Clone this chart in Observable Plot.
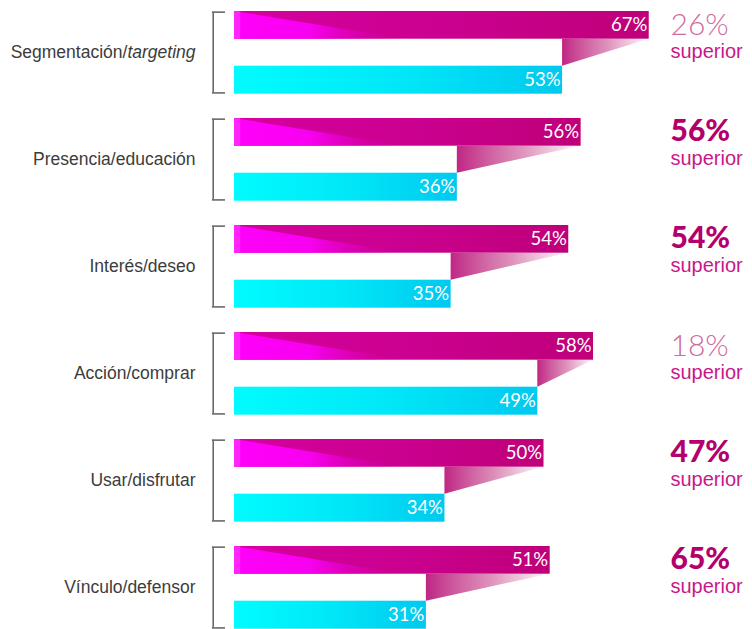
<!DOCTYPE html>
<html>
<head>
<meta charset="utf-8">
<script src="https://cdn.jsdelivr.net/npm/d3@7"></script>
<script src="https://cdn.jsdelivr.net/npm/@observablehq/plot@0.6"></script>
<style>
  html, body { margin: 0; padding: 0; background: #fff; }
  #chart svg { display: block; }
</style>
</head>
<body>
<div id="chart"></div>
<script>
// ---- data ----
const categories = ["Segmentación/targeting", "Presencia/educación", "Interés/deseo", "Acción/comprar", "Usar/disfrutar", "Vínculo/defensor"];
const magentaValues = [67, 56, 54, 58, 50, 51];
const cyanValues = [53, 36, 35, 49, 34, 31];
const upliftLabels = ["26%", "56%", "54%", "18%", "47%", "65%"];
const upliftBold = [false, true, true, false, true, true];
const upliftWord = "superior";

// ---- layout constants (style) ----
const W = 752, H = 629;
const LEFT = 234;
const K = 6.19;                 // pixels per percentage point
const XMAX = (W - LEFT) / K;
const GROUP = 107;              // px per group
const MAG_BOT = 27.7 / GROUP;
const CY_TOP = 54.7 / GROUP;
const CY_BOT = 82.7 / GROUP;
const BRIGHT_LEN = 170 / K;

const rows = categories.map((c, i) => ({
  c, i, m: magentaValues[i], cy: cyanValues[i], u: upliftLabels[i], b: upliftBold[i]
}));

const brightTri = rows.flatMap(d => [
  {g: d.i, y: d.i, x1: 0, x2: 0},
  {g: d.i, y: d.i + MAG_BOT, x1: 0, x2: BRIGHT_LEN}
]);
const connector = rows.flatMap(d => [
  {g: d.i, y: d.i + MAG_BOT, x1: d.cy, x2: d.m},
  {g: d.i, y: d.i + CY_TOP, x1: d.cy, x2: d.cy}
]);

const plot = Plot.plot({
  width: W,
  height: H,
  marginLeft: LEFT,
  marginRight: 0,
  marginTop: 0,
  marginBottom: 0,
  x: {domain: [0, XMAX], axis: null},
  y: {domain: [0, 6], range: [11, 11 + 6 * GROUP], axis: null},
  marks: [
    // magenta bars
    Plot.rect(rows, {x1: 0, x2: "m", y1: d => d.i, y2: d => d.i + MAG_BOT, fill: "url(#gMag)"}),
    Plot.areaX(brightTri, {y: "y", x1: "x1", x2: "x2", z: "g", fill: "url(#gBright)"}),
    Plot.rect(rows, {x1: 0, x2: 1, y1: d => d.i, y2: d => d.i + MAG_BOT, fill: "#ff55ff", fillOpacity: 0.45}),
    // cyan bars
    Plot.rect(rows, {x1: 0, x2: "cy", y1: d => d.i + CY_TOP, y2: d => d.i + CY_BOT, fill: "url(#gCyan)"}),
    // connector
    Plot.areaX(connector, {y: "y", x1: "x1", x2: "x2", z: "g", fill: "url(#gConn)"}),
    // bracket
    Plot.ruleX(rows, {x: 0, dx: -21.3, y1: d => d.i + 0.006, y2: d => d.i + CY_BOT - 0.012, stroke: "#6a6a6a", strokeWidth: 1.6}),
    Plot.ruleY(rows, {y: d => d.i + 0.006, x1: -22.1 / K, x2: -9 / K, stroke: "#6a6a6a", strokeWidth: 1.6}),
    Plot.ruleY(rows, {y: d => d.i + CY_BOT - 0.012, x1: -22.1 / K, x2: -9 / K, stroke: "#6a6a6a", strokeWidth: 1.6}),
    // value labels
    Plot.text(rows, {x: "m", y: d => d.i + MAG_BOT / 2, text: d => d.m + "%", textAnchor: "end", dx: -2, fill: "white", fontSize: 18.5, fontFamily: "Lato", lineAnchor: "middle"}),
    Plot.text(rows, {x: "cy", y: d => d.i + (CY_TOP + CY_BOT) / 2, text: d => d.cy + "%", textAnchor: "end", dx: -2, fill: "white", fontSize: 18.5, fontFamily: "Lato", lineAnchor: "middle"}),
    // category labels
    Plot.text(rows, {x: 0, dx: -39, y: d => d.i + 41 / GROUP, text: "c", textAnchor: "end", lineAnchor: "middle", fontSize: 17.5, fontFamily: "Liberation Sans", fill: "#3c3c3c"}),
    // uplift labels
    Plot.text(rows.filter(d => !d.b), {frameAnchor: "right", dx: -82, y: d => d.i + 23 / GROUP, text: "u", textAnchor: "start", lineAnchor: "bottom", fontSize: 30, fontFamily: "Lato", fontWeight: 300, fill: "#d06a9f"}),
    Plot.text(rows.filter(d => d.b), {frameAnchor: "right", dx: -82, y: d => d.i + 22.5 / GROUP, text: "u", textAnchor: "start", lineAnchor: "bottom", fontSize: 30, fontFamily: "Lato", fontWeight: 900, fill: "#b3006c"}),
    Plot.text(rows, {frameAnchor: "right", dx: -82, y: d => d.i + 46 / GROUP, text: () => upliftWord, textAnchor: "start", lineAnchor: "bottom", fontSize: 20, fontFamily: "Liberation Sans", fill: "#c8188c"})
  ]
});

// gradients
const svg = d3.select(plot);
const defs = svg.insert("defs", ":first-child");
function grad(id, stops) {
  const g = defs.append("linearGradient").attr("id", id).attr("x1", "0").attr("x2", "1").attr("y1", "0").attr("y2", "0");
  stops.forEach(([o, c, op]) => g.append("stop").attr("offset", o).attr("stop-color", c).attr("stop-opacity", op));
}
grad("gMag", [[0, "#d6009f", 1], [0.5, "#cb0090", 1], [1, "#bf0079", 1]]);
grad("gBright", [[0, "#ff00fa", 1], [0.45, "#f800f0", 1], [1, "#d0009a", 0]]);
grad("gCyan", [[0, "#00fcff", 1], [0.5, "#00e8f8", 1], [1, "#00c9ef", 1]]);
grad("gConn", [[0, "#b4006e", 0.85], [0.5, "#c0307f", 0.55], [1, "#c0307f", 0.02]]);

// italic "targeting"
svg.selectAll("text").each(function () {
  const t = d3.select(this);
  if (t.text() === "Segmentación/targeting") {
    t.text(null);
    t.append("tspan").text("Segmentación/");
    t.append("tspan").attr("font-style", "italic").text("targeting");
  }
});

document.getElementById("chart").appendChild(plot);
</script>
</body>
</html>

*-*-*

*PROBLEM DESCRIPTION*
Every line from the top of the material above through the line with "const BRIGHT_LEN = 170 / K;" should be duplicated exactly, please; leave out the pictures.

*FINISHED EXERCISE*
Clone this chart in Observable Plot.
<!DOCTYPE html>
<html>
<head>
<meta charset="utf-8">
<script src="https://cdn.jsdelivr.net/npm/d3@7"></script>
<script src="https://cdn.jsdelivr.net/npm/@observablehq/plot@0.6"></script>
<style>
  html, body { margin: 0; padding: 0; background: #fff; }
  #chart svg { display: block; }
</style>
</head>
<body>
<div id="chart"></div>
<script>
// ---- data ----
const categories = ["Segmentación/targeting", "Presencia/educación", "Interés/deseo", "Acción/comprar", "Usar/disfrutar", "Vínculo/defensor"];
const magentaValues = [67, 56, 54, 58, 50, 51];
const cyanValues = [53, 36, 35, 49, 34, 31];
const upliftLabels = ["26%", "56%", "54%", "18%", "47%", "65%"];
const upliftBold = [false, true, true, false, true, true];
const upliftWord = "superior";

// ---- layout constants (style) ----
const W = 752, H = 629;
const LEFT = 234;
const K = 6.19;                 // pixels per percentage point
const XMAX = (W - LEFT) / K;
const GROUP = 107;              // px per group
const MAG_BOT = 27.7 / GROUP;
const CY_TOP = 54.7 / GROUP;
const CY_BOT = 82.7 / GROUP;
const BRIGHT_LEN = 170 / K;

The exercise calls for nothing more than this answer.